Give the data below again exactly as it stands. Omit the pictures.

[Start of COLLECTED DATA]

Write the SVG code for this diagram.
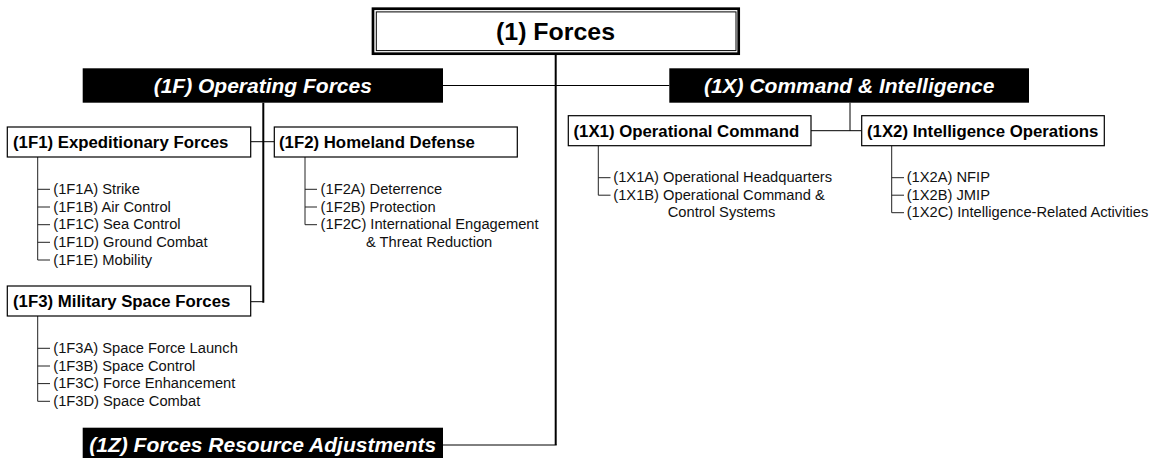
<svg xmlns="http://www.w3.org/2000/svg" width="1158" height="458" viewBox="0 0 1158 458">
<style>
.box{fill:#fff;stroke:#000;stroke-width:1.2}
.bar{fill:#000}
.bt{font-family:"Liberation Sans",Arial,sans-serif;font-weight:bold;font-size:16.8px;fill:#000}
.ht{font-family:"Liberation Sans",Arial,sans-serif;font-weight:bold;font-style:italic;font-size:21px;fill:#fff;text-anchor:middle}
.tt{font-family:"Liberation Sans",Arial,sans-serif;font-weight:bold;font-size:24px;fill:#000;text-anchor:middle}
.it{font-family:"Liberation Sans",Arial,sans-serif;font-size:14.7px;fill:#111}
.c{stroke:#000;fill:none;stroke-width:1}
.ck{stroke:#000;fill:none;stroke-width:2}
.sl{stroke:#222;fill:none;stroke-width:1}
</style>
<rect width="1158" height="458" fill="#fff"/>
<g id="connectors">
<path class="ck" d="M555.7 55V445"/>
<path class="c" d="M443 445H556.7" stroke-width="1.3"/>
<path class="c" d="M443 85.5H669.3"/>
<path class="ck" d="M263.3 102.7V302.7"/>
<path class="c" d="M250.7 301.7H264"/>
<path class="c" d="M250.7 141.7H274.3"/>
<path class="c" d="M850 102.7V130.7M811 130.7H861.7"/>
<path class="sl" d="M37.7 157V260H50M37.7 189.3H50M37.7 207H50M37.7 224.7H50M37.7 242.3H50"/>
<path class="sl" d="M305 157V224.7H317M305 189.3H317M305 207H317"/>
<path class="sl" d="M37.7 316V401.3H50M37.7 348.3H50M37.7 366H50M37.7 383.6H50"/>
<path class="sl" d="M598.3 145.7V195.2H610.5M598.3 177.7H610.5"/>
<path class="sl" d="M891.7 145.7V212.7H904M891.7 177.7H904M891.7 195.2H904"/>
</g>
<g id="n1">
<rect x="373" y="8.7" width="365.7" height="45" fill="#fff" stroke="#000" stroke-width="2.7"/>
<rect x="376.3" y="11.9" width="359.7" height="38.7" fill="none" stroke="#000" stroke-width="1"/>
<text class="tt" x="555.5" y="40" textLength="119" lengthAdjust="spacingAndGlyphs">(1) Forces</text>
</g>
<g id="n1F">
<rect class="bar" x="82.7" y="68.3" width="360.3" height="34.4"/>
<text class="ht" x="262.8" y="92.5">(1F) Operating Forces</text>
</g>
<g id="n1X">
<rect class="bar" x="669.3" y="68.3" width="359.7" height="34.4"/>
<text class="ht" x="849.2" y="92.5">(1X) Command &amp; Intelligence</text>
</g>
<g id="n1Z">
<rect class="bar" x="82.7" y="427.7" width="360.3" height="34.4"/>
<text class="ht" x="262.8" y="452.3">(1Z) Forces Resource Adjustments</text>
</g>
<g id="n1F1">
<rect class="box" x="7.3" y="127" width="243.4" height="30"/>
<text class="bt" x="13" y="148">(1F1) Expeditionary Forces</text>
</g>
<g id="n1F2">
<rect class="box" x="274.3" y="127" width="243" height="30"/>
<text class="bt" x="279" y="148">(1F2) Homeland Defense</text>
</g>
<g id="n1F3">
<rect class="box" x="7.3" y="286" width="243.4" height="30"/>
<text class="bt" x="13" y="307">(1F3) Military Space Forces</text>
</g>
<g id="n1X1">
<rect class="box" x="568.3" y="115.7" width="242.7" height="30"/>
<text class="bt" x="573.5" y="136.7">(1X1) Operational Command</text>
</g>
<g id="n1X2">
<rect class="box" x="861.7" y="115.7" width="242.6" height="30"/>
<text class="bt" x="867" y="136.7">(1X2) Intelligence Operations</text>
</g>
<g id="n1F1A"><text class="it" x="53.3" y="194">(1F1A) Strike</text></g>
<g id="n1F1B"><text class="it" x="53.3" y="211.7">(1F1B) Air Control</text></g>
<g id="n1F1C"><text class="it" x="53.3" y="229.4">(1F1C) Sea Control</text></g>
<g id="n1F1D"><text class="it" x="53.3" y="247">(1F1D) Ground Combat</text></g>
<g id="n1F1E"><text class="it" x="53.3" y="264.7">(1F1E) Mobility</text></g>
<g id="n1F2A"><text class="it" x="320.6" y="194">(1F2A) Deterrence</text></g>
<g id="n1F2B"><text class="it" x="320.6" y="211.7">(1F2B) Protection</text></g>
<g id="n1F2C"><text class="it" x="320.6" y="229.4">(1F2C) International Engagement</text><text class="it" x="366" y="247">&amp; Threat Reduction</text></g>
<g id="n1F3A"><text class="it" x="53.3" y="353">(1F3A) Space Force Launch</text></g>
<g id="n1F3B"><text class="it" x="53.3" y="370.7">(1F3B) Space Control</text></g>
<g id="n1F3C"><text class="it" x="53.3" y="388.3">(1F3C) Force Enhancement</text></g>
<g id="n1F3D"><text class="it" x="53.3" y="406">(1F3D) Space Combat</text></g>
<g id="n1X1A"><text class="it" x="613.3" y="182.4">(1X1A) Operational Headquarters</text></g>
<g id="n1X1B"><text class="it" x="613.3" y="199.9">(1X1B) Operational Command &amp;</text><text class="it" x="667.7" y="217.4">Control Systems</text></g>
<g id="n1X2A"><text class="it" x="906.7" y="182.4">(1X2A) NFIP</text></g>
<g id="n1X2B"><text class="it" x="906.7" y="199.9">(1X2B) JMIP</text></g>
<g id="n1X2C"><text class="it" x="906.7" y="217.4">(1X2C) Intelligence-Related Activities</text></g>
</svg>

[End of COLLECTED DATA]

_EXERCISE RESPONSE_
Write the SVG code for this diagram.
<svg xmlns="http://www.w3.org/2000/svg" width="1158" height="458" viewBox="0 0 1158 458">
<style>
.box{fill:#fff;stroke:#000;stroke-width:1.2}
.bar{fill:#000}
.bt{font-family:"Liberation Sans",Arial,sans-serif;font-weight:bold;font-size:16.8px;fill:#000}
.ht{font-family:"Liberation Sans",Arial,sans-serif;font-weight:bold;font-style:italic;font-size:21px;fill:#fff;text-anchor:middle}
.tt{font-family:"Liberation Sans",Arial,sans-serif;font-weight:bold;font-size:24px;fill:#000;text-anchor:middle}
.it{font-family:"Liberation Sans",Arial,sans-serif;font-size:14.7px;fill:#111}
.c{stroke:#000;fill:none;stroke-width:1}
.ck{stroke:#000;fill:none;stroke-width:2}
.sl{stroke:#222;fill:none;stroke-width:1}
</style>
<rect width="1158" height="458" fill="#fff"/>
<g id="connectors">
<path class="ck" d="M555.7 55V445"/>
<path class="c" d="M443 445H556.7" stroke-width="1.3"/>
<path class="c" d="M443 85.5H669.3"/>
<path class="ck" d="M263.3 102.7V302.7"/>
<path class="c" d="M250.7 301.7H264"/>
<path class="c" d="M250.7 141.7H274.3"/>
<path class="c" d="M850 102.7V130.7M811 130.7H861.7"/>
<path class="sl" d="M37.7 157V260H50M37.7 189.3H50M37.7 207H50M37.7 224.7H50M37.7 242.3H50"/>
<path class="sl" d="M305 157V224.7H317M305 189.3H317M305 207H317"/>
<path class="sl" d="M37.7 316V401.3H50M37.7 348.3H50M37.7 366H50M37.7 383.6H50"/>
<path class="sl" d="M598.3 145.7V195.2H610.5M598.3 177.7H610.5"/>
<path class="sl" d="M891.7 145.7V212.7H904M891.7 177.7H904M891.7 195.2H904"/>
</g>
<g id="n1">
<rect x="373" y="8.7" width="365.7" height="45" fill="#fff" stroke="#000" stroke-width="2.7"/>
<rect x="376.3" y="11.9" width="359.7" height="38.7" fill="none" stroke="#000" stroke-width="1"/>
<text class="tt" x="555.5" y="40" textLength="119" lengthAdjust="spacingAndGlyphs">(1) Forces</text>
</g>
<g id="n1F">
<rect class="bar" x="82.7" y="68.3" width="360.3" height="34.4"/>
<text class="ht" x="262.8" y="92.5">(1F) Operating Forces</text>
</g>
<g id="n1X">
<rect class="bar" x="669.3" y="68.3" width="359.7" height="34.4"/>
<text class="ht" x="849.2" y="92.5">(1X) Command &amp; Intelligence</text>
</g>
<g id="n1Z">
<rect class="bar" x="82.7" y="427.7" width="360.3" height="34.4"/>
<text class="ht" x="262.8" y="452.3">(1Z) Forces Resource Adjustments</text>
</g>
<g id="n1F1">
<rect class="box" x="7.3" y="127" width="243.4" height="30"/>
<text class="bt" x="13" y="148">(1F1) Expeditionary Forces</text>
</g>
<g id="n1F2">
<rect class="box" x="274.3" y="127" width="243" height="30"/>
<text class="bt" x="279" y="148">(1F2) Homeland Defense</text>
</g>
<g id="n1F3">
<rect class="box" x="7.3" y="286" width="243.4" height="30"/>
<text class="bt" x="13" y="307">(1F3) Military Space Forces</text>
</g>
<g id="n1X1">
<rect class="box" x="568.3" y="115.7" width="242.7" height="30"/>
<text class="bt" x="573.5" y="136.7">(1X1) Operational Command</text>
</g>
<g id="n1X2">
<rect class="box" x="861.7" y="115.7" width="242.6" height="30"/>
<text class="bt" x="867" y="136.7">(1X2) Intelligence Operations</text>
</g>
<g id="n1F1A"><text class="it" x="53.3" y="194">(1F1A) Strike</text></g>
<g id="n1F1B"><text class="it" x="53.3" y="211.7">(1F1B) Air Control</text></g>
<g id="n1F1C"><text class="it" x="53.3" y="229.4">(1F1C) Sea Control</text></g>
<g id="n1F1D"><text class="it" x="53.3" y="247">(1F1D) Ground Combat</text></g>
<g id="n1F1E"><text class="it" x="53.3" y="264.7">(1F1E) Mobility</text></g>
<g id="n1F2A"><text class="it" x="320.6" y="194">(1F2A) Deterrence</text></g>
<g id="n1F2B"><text class="it" x="320.6" y="211.7">(1F2B) Protection</text></g>
<g id="n1F2C"><text class="it" x="320.6" y="229.4">(1F2C) International Engagement</text><text class="it" x="366" y="247">&amp; Threat Reduction</text></g>
<g id="n1F3A"><text class="it" x="53.3" y="353">(1F3A) Space Force Launch</text></g>
<g id="n1F3B"><text class="it" x="53.3" y="370.7">(1F3B) Space Control</text></g>
<g id="n1F3C"><text class="it" x="53.3" y="388.3">(1F3C) Force Enhancement</text></g>
<g id="n1F3D"><text class="it" x="53.3" y="406">(1F3D) Space Combat</text></g>
<g id="n1X1A"><text class="it" x="613.3" y="182.4">(1X1A) Operational Headquarters</text></g>
<g id="n1X1B"><text class="it" x="613.3" y="199.9">(1X1B) Operational Command &amp;</text><text class="it" x="667.7" y="217.4">Control Systems</text></g>
<g id="n1X2A"><text class="it" x="906.7" y="182.4">(1X2A) NFIP</text></g>
<g id="n1X2B"><text class="it" x="906.7" y="199.9">(1X2B) JMIP</text></g>
<g id="n1X2C"><text class="it" x="906.7" y="217.4">(1X2C) Intelligence-Related Activities</text></g>
</svg>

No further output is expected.